To clarify the terminology: in MCTS, a "simulation" doesn't have to be a simulation of anything. It simply means one pass from the root down to a leaf, with the accompanying call to the value net and the monte-carlo rollout at the leaf, and incrementing all the statistics. And also, the "winrate" or "winning probability" is not directly a probability of anything - it is simply the weighted average of the rollout win/loss statistics and the value net's evaluation statistics at all the nodes in that subtree.
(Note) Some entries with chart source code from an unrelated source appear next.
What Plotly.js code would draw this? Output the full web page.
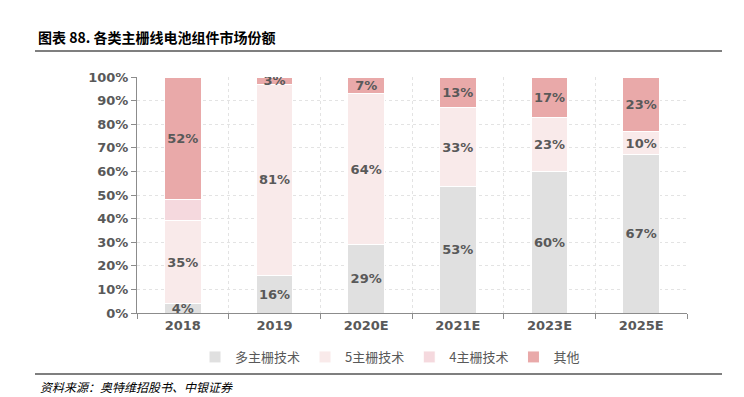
<!DOCTYPE html>
<html>
<head>
<meta charset="utf-8">
<script src="https://cdn.plot.ly/plotly-3.0.1.min.js"></script>
<style>html,body{margin:0;padding:0;background:#fff;}#chart{width:744px;height:397px;}</style>
</head>
<body>
<div id="chart"></div>
<script>
const categories = ['2018', '2019', '2020E', '2021E', '2023E', '2025E'];
const seriesNames = ['多主栅技术', '5主栅技术', '4主栅技术', '其他'];
const multiBusbar = [4, 16, 29, 53, 60, 67];
const fiveBusbar = [35, 81, 64, 33, 23, 10];
const fourBusbar = [9, 0, 0, 0, 0, 0];
const others = [52, 3, 7, 13, 17, 23];
const showLabel = [true, true, false, true];
const colors = ['#e0e0e0', '#f9eaea', '#f5d9de', '#e9a9a9'];
const tickVals = [0, 10, 20, 30, 40, 50, 60, 70, 80, 90, 100];
const tickText = tickVals.map(v => v + '%');

const allSeries = [multiBusbar, fiveBusbar, fourBusbar, others];
const labelFont = {family: 'DejaVu Sans, Verdana, sans-serif', size: 13, color: '#595959', weight: 'bold'};

const traces = allSeries.map((vals, i) => ({
  type: 'bar',
  name: seriesNames[i],
  x: categories,
  y: vals,
  marker: {color: colors[i], line: {color: '#ffffff', width: 1}},
  text: showLabel[i] ? vals.map(v => v + '%') : vals.map(() => ''),
  textposition: 'inside',
  insidetextanchor: 'middle',
  textangle: 0,
  textfont: labelFont,
  hoverinfo: 'none'
}));

const px = v => (v - 137) / 550;
const py = v => (313 - v) / 236;

const layout = {
  width: 744, height: 397,
  margin: {l: 137, r: 57, t: 77, b: 84},
  paper_bgcolor: '#ffffff', plot_bgcolor: '#ffffff',
  barmode: 'stack',
  barnorm: 'percent',
  bargap: 0.6,
  uniformtext: {mode: 'show', minsize: 13},
  showlegend: true,
  title: {
    text: '<b>图表 88. 各类主栅线电池组件市场份额</b>',
    font: {family: 'Noto Sans CJK SC, sans-serif', size: 14, color: '#000000'},
    xref: 'container', yref: 'container', x: 38/744, xanchor: 'left', y: 1 - 38/397, yanchor: 'middle'
  },
  xaxis: {
    type: 'category',
    tickson: 'boundaries',
    ticks: 'outside', ticklen: 5, tickcolor: '#8c8c8c',
    showline: true, linecolor: '#8c8c8c', linewidth: 1,
    showgrid: true, gridcolor: '#e3e3e3', griddash: 'dot', gridwidth: 1,
    tickfont: labelFont,
    fixedrange: true
  },
  yaxis: {
    range: [0, 100],
    tickvals: tickVals, ticktext: tickText,
    ticks: 'outside', ticklen: 5, tickcolor: '#8c8c8c',
    showline: true, linecolor: '#8c8c8c', linewidth: 1,
    showgrid: true, gridcolor: '#e3e3e3', griddash: 'dot', gridwidth: 1,
    zeroline: false,
    tickfont: labelFont,
    fixedrange: true
  },
  legend: {
    orientation: 'h', x: px(390), xanchor: 'center', y: py(357), yanchor: 'middle',
    font: {family: 'Noto Sans CJK SC, sans-serif', size: 13, color: '#595959'},
    traceorder: 'normal', itemwidth: 30, tracegroupgap: 0
  },
  shapes: [
    {type: 'line', xref: 'paper', yref: 'paper', x0: px(35), x1: px(722), y0: py(51), y1: py(51), line: {color: '#000000', width: 1.2}},
    {type: 'line', xref: 'paper', yref: 'paper', x0: px(35), x1: px(722), y0: py(374), y1: py(374), line: {color: '#000000', width: 1.2}}
  ],
  annotations: [
    {text: '<i>资料来源：奥特维招股书、中银证券</i>', xref: 'paper', yref: 'paper', x: px(38), y: py(386), xanchor: 'left', yanchor: 'middle', showarrow: false,
     font: {family: 'Noto Sans CJK SC, sans-serif', size: 12, color: '#000000'}}
  ]
};

Plotly.newPlot('chart', traces, layout, {displayModeBar: false, staticPlot: true});
</script>
</body>
</html>
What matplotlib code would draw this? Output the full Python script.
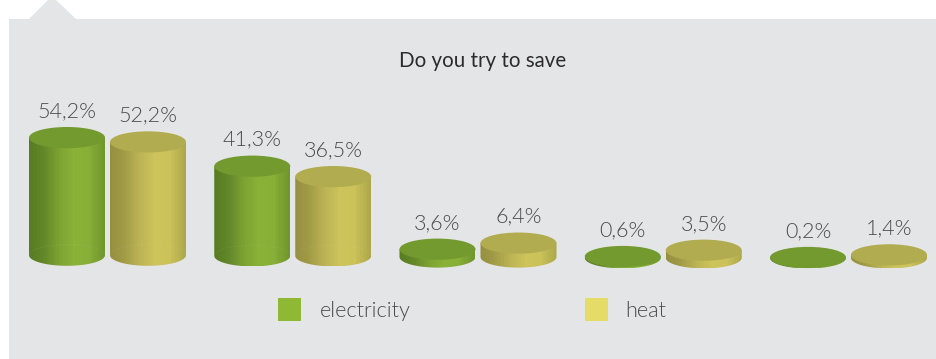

Yes the terminology sucks.
**With the caveat that if AlphaGo is anything like other MCTS bots, it does not always make the move it evaluates most highly because normally in MCTS you play the move that has the largest number of simulations, not the highest value. On average this produces stronger play than playing the highest value move because a move that has a higher average value but many fewer simulations might wrongly have a higher value simply due to not having been searched as deeply to find the appropriate refutations, or because the policy net is confident enough that the move is not good that it's safer to ignore slightly higher values coming from rollouts or the value net. You can see this behavior all the time in Leela and Zen. It's also of course good to randomize a little to prevent being exploited.